* _WHAT TO WORK ON_: Only the lines from the one containing "Recreate this image" through the one containing "fig = go.Figure()" belong in the answer; copy them exactly and leave out pictures.

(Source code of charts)
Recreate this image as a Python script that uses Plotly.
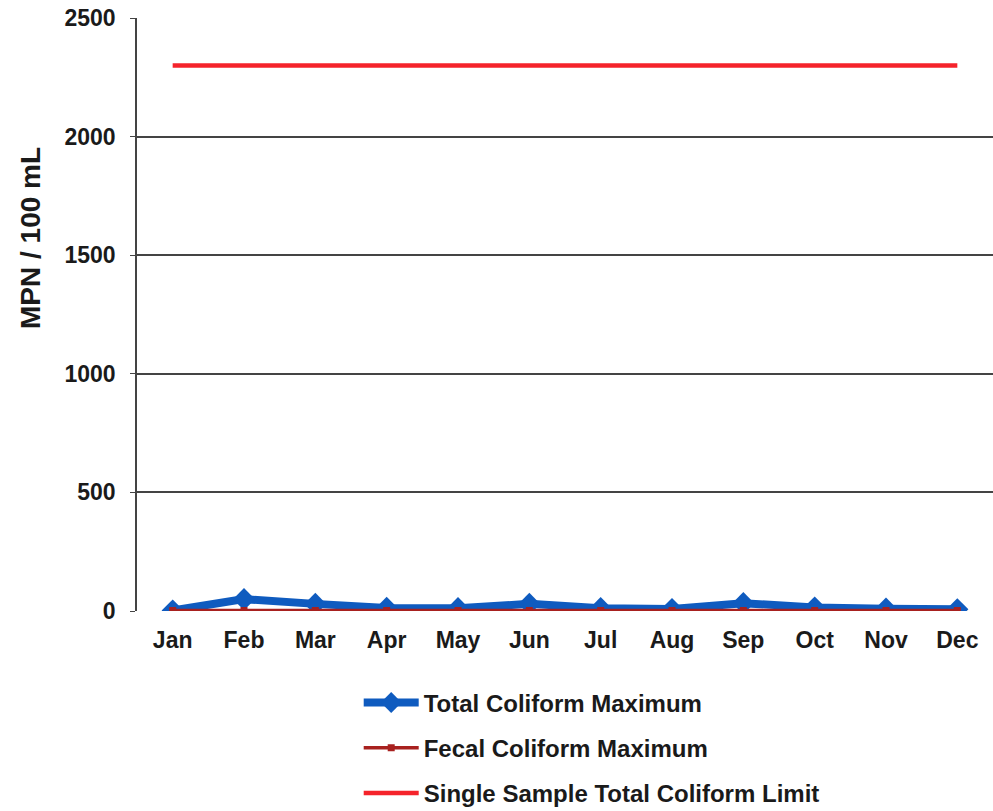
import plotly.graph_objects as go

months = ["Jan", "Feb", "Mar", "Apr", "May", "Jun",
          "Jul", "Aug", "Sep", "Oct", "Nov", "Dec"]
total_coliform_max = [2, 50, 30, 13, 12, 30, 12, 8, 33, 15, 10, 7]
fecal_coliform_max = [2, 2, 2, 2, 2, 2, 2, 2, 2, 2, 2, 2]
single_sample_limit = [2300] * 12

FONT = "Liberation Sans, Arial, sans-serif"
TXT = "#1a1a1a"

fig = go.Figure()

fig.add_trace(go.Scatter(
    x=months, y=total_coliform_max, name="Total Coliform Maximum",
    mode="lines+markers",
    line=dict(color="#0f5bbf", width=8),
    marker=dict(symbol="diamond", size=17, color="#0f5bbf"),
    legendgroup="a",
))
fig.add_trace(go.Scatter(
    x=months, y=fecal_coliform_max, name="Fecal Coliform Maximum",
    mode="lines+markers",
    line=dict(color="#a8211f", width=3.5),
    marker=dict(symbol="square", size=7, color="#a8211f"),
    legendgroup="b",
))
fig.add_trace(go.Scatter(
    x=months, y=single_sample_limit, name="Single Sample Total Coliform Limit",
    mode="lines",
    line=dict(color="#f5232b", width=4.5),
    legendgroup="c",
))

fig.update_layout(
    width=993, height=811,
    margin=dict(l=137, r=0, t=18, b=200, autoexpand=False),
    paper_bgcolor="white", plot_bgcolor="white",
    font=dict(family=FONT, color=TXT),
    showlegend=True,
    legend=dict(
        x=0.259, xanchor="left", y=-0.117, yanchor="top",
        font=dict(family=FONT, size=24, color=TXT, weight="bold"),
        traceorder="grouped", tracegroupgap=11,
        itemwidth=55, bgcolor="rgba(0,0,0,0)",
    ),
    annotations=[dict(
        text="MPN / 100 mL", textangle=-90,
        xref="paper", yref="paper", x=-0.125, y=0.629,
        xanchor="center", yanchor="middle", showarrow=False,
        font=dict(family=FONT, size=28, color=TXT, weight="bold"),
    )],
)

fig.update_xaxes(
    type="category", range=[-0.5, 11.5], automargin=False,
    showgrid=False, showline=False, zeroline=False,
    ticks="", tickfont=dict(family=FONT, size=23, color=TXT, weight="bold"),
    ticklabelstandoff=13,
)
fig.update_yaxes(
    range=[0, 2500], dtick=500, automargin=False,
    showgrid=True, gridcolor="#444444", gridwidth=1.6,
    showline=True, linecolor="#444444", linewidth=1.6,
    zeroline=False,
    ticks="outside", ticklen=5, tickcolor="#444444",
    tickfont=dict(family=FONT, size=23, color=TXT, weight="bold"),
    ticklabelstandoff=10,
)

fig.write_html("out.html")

==

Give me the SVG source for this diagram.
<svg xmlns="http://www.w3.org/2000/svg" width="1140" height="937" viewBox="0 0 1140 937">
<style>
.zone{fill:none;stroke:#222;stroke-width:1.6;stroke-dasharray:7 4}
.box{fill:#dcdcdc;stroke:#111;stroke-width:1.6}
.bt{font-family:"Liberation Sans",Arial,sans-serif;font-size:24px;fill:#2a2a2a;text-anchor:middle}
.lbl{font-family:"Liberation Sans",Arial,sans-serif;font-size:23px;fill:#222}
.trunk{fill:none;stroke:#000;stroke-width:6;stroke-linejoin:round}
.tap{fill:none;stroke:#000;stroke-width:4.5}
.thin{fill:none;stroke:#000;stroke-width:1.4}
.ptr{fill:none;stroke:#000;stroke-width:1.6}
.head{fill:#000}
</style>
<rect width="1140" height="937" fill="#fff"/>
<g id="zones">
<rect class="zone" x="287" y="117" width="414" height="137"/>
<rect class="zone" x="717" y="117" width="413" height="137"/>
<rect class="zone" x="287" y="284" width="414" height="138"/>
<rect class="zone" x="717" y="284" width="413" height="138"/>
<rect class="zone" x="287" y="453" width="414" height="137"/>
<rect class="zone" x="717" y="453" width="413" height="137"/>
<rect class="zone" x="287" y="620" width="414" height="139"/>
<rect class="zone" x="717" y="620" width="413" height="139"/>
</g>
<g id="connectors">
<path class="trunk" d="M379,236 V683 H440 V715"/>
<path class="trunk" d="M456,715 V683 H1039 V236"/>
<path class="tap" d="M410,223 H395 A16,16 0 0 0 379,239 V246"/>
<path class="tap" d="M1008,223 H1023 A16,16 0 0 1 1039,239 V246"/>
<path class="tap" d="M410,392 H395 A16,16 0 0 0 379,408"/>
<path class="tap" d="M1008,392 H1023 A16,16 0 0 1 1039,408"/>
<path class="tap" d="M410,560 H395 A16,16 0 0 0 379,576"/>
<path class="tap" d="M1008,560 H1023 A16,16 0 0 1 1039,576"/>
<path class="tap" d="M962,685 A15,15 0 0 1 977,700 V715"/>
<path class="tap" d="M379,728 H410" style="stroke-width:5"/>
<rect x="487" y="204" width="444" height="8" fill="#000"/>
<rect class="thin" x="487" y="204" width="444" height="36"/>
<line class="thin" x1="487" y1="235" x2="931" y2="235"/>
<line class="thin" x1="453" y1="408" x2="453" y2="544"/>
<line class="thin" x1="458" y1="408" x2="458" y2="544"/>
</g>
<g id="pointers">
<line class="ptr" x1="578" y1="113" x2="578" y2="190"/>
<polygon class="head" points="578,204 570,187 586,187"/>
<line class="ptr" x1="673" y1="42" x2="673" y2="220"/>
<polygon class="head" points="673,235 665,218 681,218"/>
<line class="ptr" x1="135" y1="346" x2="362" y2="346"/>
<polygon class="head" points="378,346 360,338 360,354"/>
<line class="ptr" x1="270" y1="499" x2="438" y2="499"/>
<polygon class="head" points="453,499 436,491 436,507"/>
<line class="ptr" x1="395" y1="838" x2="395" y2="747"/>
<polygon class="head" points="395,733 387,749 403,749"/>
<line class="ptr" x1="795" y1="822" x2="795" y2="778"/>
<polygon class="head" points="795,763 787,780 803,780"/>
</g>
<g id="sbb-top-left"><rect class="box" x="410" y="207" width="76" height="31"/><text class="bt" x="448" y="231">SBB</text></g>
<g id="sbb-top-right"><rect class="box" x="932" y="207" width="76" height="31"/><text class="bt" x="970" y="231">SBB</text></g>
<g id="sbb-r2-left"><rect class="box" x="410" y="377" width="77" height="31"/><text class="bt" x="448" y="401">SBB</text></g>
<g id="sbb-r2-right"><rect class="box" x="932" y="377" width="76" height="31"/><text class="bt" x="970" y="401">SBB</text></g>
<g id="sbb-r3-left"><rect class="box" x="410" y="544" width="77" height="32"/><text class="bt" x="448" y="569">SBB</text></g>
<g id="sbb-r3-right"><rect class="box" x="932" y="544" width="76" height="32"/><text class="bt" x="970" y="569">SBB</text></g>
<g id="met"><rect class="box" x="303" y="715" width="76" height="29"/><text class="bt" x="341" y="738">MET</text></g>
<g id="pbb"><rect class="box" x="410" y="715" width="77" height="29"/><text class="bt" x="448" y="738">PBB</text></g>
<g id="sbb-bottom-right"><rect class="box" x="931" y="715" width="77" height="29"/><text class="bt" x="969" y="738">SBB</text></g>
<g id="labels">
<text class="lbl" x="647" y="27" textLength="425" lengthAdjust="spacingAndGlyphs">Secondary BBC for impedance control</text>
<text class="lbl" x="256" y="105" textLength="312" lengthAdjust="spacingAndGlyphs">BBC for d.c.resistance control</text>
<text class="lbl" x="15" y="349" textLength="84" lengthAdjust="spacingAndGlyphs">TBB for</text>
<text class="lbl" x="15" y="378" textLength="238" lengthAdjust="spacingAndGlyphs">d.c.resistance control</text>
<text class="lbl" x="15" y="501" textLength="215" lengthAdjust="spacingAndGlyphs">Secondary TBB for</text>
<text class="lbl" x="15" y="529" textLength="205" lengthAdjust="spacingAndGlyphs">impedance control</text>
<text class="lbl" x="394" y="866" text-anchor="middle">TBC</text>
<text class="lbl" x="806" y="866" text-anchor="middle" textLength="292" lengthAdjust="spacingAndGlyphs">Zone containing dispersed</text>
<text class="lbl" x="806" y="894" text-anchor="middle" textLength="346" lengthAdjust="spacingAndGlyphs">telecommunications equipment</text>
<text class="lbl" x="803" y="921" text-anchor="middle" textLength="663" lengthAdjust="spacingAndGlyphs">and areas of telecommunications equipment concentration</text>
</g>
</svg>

* _WORKED SOLUTION_:
Recreate this image as a Python script that uses Plotly.
import plotly.graph_objects as go

months = ["Jan", "Feb", "Mar", "Apr", "May", "Jun",
          "Jul", "Aug", "Sep", "Oct", "Nov", "Dec"]
total_coliform_max = [2, 50, 30, 13, 12, 30, 12, 8, 33, 15, 10, 7]
fecal_coliform_max = [2, 2, 2, 2, 2, 2, 2, 2, 2, 2, 2, 2]
single_sample_limit = [2300] * 12

FONT = "Liberation Sans, Arial, sans-serif"
TXT = "#1a1a1a"

fig = go.Figure()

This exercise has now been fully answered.